This application claims the priority benefit of French patent application number FR2411747, filed on Oct. 28, 2024, entitled “PROCEDE ET SYSTEME DE TRAITEMENT DE SIGNAUX ANALOGIQUES DELIVRES PAR DES PIXELS”, which is hereby incorporated by reference to the maximum extent allowable by law.

The present disclosure relates to the processing of analogue signals, particularly the processing of analogue signals delivered by pixels using Correlated Double Sampling (CDS), and in particular the reduction or even the elimination of the Vertical Fixed Pattern Noise (VFPN), which translates into vertical bands in images.

comparing the signal delivered by the pixel, in this case a voltage, with a reference ramp signal, measuring the duration between the start of the ramp and the instant of crossing of the ramp with the signal delivered by the pixel. The processing of an analogue signal from a pixel using the so-called correlated double sampling method, comprises two consecutive steps of, namely:

a first time with the non-illuminated pixel having a reference state, typically the black level thereof, a second time with the illuminated pixel. These two steps are carried out twice:

The difference between the two measurement durations is representative of the amount of light captured by the pixel.

Determining the two measurement durations conventionally comprises using different counters to count periods of a clock signal.

Yet, even if these different counters are structurally identical, the components present in these counters have mismatches resulting from the manufacturing method thereof.

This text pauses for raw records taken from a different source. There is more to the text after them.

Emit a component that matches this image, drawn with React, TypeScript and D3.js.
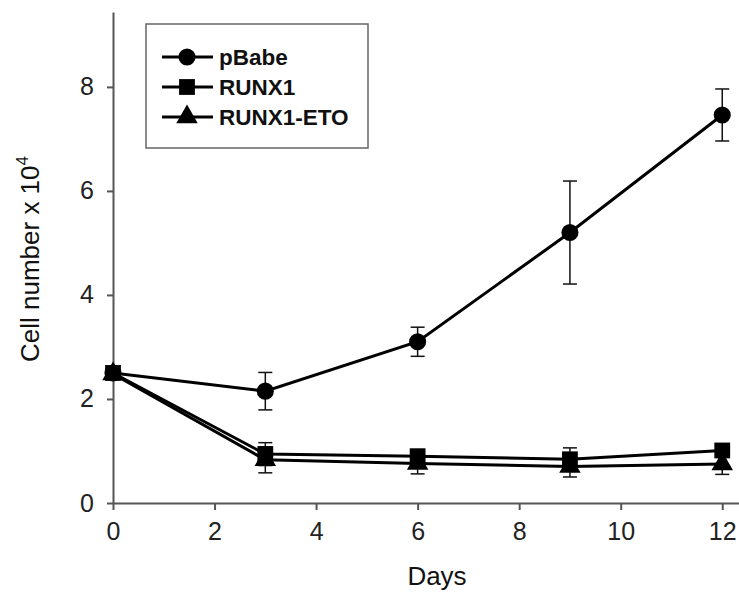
import { useEffect, useRef } from "react";
import * as d3 from "d3";

const days = [0, 3, 6, 9, 12];
const seriesNames = ["pBabe", "RUNX1", "RUNX1-ETO"];
const pBabe = [2.5, 2.15, 3.1, 5.2, 7.46];
const pBabeErr = [0.05, 0.36, 0.28, 0.99, 0.5];
const runx1 = [2.5, 0.94, 0.9, 0.84, 1.01];
const runx1Err = [0.05, 0.22, 0.1, 0.22, 0.1];
const runx1Eto = [2.48, 0.83, 0.76, 0.7, 0.75];
const runx1EtoErr = [0.05, 0.25, 0.2, 0.2, 0.2];
const yTicks = [0, 2, 4, 6, 8];
const xTicks = [0, 2, 4, 6, 8, 10, 12];

const FONT = "'Liberation Sans', Arial, sans-serif";

export default function App() {
  const ref = useRef<SVGSVGElement | null>(null);

  useEffect(() => {
    if (!ref.current) return;
    const svg = d3.select(ref.current);
    svg.selectAll("*").remove();

    const x = d3.scaleLinear().domain([0, 12.33]).range([113, 739]);
    const y = d3.scaleLinear().domain([0, 9.44]).range([503, 12]);

    const series = [
      { name: seriesNames[0], values: pBabe, err: pBabeErr, shape: d3.symbolCircle, size: 230 },
      { name: seriesNames[1], values: runx1, err: runx1Err, shape: d3.symbolSquare, size: 250 },
      { name: seriesNames[2], values: runx1Eto, err: runx1EtoErr, shape: d3.symbolTriangle, size: 200 },
    ];

    const axisColor = "#555";

    // axes
    const xAxis = svg
      .append("g")
      .attr("transform", `translate(0,${y(0)})`)
      .call(d3.axisBottom(x).tickValues(xTicks).tickSize(7).tickSizeOuter(0).tickPadding(12));
    const yAxis = svg
      .append("g")
      .attr("transform", `translate(${x(0)},0)`)
      .call(d3.axisLeft(y).tickValues(yTicks).tickSize(6).tickSizeOuter(0).tickPadding(13));

    [xAxis, yAxis].forEach((g) => {
      g.select(".domain").attr("stroke", axisColor).attr("stroke-width", 2);
      g.selectAll(".tick line").attr("stroke", axisColor).attr("stroke-width", 2);
      g.selectAll(".tick text")
        .attr("fill", "#222")
        .attr("font-family", FONT)
        .attr("font-size", 25);
    });

    // error bars
    series.forEach((s) => {
      const g = svg.append("g").attr("stroke", "#111").attr("stroke-width", 1.5);
      s.values.forEach((v, i) => {
        const e = s.err[i];
        const cx = x(days[i]);
        g.append("line").attr("x1", cx).attr("x2", cx).attr("y1", y(v - e)).attr("y2", y(v + e));
        [v - e, v + e].forEach((yy) =>
          g.append("line").attr("x1", cx - 7).attr("x2", cx + 7).attr("y1", y(yy)).attr("y2", y(yy))
        );
      });
    });

    // lines
    const line = d3
      .line<number>()
      .x((_, i) => x(days[i]))
      .y((d) => y(d));

    series.forEach((s) => {
      svg
        .append("path")
        .attr("d", line(s.values))
        .attr("fill", "none")
        .attr("stroke", "#000")
        .attr("stroke-width", 3);
    });

    // markers
    series.forEach((s) => {
      svg
        .append("g")
        .selectAll("path")
        .data(s.values)
        .join("path")
        .attr("transform", (d, i) => `translate(${x(days[i])},${y(d)})`)
        .attr("d", d3.symbol().type(s.shape).size(s.size)() as string)
        .attr("fill", "#000");
    });

    // axis titles
    svg
      .append("text")
      .attr("x", 437)
      .attr("y", 585)
      .attr("text-anchor", "middle")
      .attr("font-family", FONT)
      .attr("font-size", 26)
      .attr("fill", "#111")
      .text("Days");

    const yl = svg
      .append("text")
      .attr("transform", `translate(39,259) rotate(-90)`)
      .attr("text-anchor", "middle")
      .attr("font-family", FONT)
      .attr("font-size", 26)
      .attr("fill", "#111");
    yl.append("tspan").text("Cell number x 10");
    yl.append("tspan").attr("dy", -11).attr("font-size", 17).text("4");

    // legend
    const lg = svg.append("g");
    lg.append("rect")
      .attr("x", 146)
      .attr("y", 24)
      .attr("width", 222)
      .attr("height", 124)
      .attr("fill", "#fff")
      .attr("stroke", "#666")
      .attr("stroke-width", 1.5);
    series.forEach((s, i) => {
      const ly = 57 + i * 30;
      lg.append("line")
        .attr("x1", 162)
        .attr("x2", 213)
        .attr("y1", ly)
        .attr("y2", ly)
        .attr("stroke", "#000")
        .attr("stroke-width", 3);
      lg.append("path")
        .attr("transform", `translate(187,${ly})`)
        .attr("d", d3.symbol().type(s.shape).size(s.size)() as string)
        .attr("fill", "#000");
      lg.append("text")
        .attr("x", 219)
        .attr("y", ly + 8)
        .attr("font-family", FONT)
        .attr("font-weight", "bold")
        .attr("font-size", 22.5)
        .attr("fill", "#111")
        .text(s.name);
    });
  }, []);

  return (
    <svg
      ref={ref}
      width={739}
      height={592}
      style={{ position: "absolute", left: 0, top: 0, background: "#fff" }}
    />
  );
}
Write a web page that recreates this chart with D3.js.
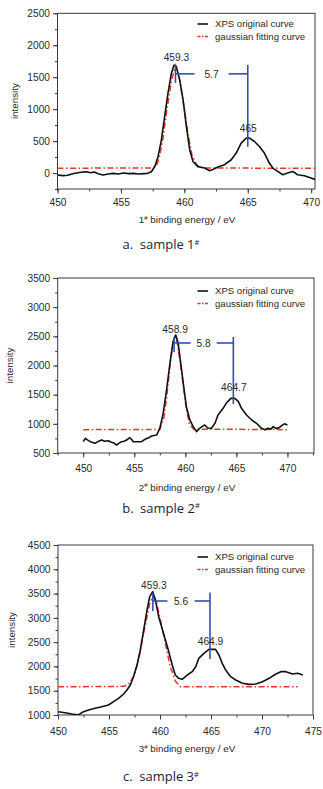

Furthermore, the use of different counters requires the use of material signal propagation paths to these counters, which induces different propagation delays between the same signals conveyed during the two measurements whereas they are initiated at the same instant during these two measurements.

These mismatches and these different propagation delays induce errors in measuring the amount of light captured by the pixel.

In general, an image sensor includes an array of pixels organised in rows and columns.

The array is read row by row, all of the pixels of the same row being read simultaneously from reading devices including these different counters and respectively disposed at the bottom of each column.

The measurement errors mentioned above may vary from one pixel to another along a row, which produces the abovementioned VFPN noise.

There is therefore a need to provide a solution that aims to reduce or even eliminate this VFPN noise.

According to one implementation and embodiment, it is proposed to use a single counting circuit to carry out the two measurements mentioned above, and in particular a single counter to determine the least significant bits of the output digital word representative of the amount of light captured by a pixel.

According to one aspect, a method for processing an analogue signal from a pixel using a so-called correlated double sampling method is proposed.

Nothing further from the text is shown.